Saturday, 4 June 2011

Dehang-Jishou-Shanghai (15th and 16th of September)

Having tried to ask the locals when the first bus left to Jishou only to be met with sign language of ‘I can’t read’ and shakes of heads, we got up with the larks/locals, and found a bus waiting in the square at 7.30 a.m. After the driver had smoked his three cigarettes and the little girl on her way to school had positioned herself in the front seat and counted all the plastic bottles lined up on the dashboard we left at quarter to eight.

It was hot outside the station and blue sky was making an appearance, but we found a tree to sit under and I tootled off to buy some expensive pomegranates and cheap bananas. We sat and waited in dread for our standing spot in the hard seat carriage. A German couple who work for a charity helping deaf children in Hunan province came to speak to us and didn’t put our minds too much at ease. They said going to Shanghai would probably be o.k. and we were lucky we weren’t going out as it was the mid autumn/moon festival next week when the Chinese people would all be on the move. In the past they themselves had travelled during a Chinese national holiday and had had to be escorted to their seats by the police in order to claim their seats. Sadly they didn’t realise that we will be trying to get out of Shanghai next week and with our impeccable timing just one day before the moon festival, so that we can hopefully get the ferry to South Korea on the day itself.

When the late running train arrived there was a mad scrum of people outside the carriage and it was hard to visualise how all these people would actually fit in there. There was then some announcement and people rushed to another door, but we stood there and waited. It sounded and seemed like the train was about to depart without us and the other people on it, so we sprinted (as best you can with a heavy backpack) to the other door.

Our carriage was crammed full, but the one we’d walked through to get to it was empty, bar a few people who had sneaked in there. We asked and gestured to the conductors to see if it would be possible for us to sit in there too and we probably got the go-ahead, perhaps because we were foreigners. After all that worrying we found ourselves in a luxuriously cool carriage with seats galore. As we neared Zhangjiajie City the conductor tried to tell us to move to our next carriage and fortunately there was a man who translated this into English. We traipsed through the train and found our empty ‘compartment’ in one of the sleeping carriages. It was peaceful, but the peace was broken when a large tour group got on. On the platform a lady was carrying a baby to the train in one of the pretty and intriguing Chinese high-chair backpacks. Jenny rightly guessed that she was destined for our compartment.

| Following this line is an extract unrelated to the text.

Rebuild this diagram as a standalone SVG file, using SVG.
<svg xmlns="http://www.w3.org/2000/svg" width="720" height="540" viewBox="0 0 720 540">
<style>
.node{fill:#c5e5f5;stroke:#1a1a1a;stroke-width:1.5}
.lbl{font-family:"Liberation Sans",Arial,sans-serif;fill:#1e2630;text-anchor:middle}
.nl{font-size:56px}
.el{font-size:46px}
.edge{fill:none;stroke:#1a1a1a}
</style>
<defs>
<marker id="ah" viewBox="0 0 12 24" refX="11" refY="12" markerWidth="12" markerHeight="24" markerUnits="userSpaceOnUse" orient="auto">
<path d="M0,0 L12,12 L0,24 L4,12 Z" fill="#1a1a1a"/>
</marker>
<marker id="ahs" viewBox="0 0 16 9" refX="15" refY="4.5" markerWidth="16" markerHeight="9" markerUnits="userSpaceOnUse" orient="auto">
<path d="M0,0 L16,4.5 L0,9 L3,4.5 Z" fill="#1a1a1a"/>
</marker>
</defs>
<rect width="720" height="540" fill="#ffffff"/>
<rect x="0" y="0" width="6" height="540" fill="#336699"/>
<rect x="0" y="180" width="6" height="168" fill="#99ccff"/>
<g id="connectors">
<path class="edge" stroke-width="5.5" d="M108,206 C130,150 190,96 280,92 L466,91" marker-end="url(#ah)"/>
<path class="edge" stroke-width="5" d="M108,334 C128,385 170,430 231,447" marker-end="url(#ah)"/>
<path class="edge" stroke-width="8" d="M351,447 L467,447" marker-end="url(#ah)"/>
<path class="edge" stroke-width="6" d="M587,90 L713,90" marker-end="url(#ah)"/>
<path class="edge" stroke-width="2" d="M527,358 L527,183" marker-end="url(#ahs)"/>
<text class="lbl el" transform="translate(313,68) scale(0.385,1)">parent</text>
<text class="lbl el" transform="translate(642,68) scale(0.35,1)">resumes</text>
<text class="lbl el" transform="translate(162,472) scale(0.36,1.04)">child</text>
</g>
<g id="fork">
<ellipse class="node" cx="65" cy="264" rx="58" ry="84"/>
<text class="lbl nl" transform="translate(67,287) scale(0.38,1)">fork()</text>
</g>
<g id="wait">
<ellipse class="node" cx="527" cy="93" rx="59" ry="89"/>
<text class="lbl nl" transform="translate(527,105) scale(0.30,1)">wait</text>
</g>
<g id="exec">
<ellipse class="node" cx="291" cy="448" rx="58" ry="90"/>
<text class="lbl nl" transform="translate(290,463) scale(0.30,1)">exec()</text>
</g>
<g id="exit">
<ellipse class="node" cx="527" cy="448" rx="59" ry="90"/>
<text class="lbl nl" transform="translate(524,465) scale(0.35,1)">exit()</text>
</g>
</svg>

The baby’s mother and another lady sleeping in our compartment used a combination of clapping, clucking, whistling (this according to Jenny was to make it pee) and humming to communicate with the baby. Once again I found myself wondering how on earth babies ever learn to talk when they are treated like complete idiots.

This journey was far better than the one from Beijing, with lots of opportunity for sitting at the window even though we could see quite well from our middle bunks. We passed by some huge towns, lakes with netting over them, ponds with thousands of ducks, and increasingly large fields of rice where traditional harvesting methods have been replaced by the machines. Outside Shanghai we crept past the warehouse/factory buildings where I imagine the sweatshop workers are toiling away making all the ‘made in China’ garments for the rest of the world.

Any hope that it might be cooler now that it’s nearing the end of September faded as we got out the train into Shanghai’s in the 30s temperatures. We took the Metro past many a stop to the hostel on ‘Pu Dong Avenue’. Shanghai is strikingly modern, there are skyscrapers everywhere and most of the time you could be anywhere. The Metro is all very new too and our ‘Lonely Planet’ guide from 2006 only shows four of the many lines there are now. In the evening we took a walk down through the skyscrapers and past the shopping mall to the riverside. There we discovered the ‘City shop’ which was like an overpriced oasis in a desert of inedible food. We were so close to all this tasty European food, yet we couldn’t have it because it just cost so much! What we didn’t manage to resist were a few of the ‘Laugenbrot’, but fortunately those weren’t as expensive as everything else.

There are a lot of people in China and an awful lot of these can be found in Shanghai, particularly on the Bund which we walked along after crossing the river by boat. As it got dark the neon lights of China started switching on and I don’t really like to say it but it did look rather nice. The Chinese were of course there having their photos taken and maybe because it was dark or we were in Shanghai where there are a lot of Europeans there were no photo requests. We then walked along the pedestrianised shopping street where the lady in the Swatch shop thought Jenny should buy a new watchstrap, because the buckle was broken. It was crowded on the street and progress was difficult. In the shops the mooncakes were flying off the shelves and if it hadn’t dawned on us before, it was dawning on us now that the moon festival is a big thing. The trains would be crowded and we would need to get our tickets to Qingdao and South Korea soon.

We found the ‘Vegetarian Lifestyle’ restaurant that we were looking for and joined the queue of people waiting for tables. The sweet and sour vegetarian ‘pork’ was as good, if not better than at the restaurant in Shanghai. Foolishly we ordered dumplings again and realised we shouldn’t have.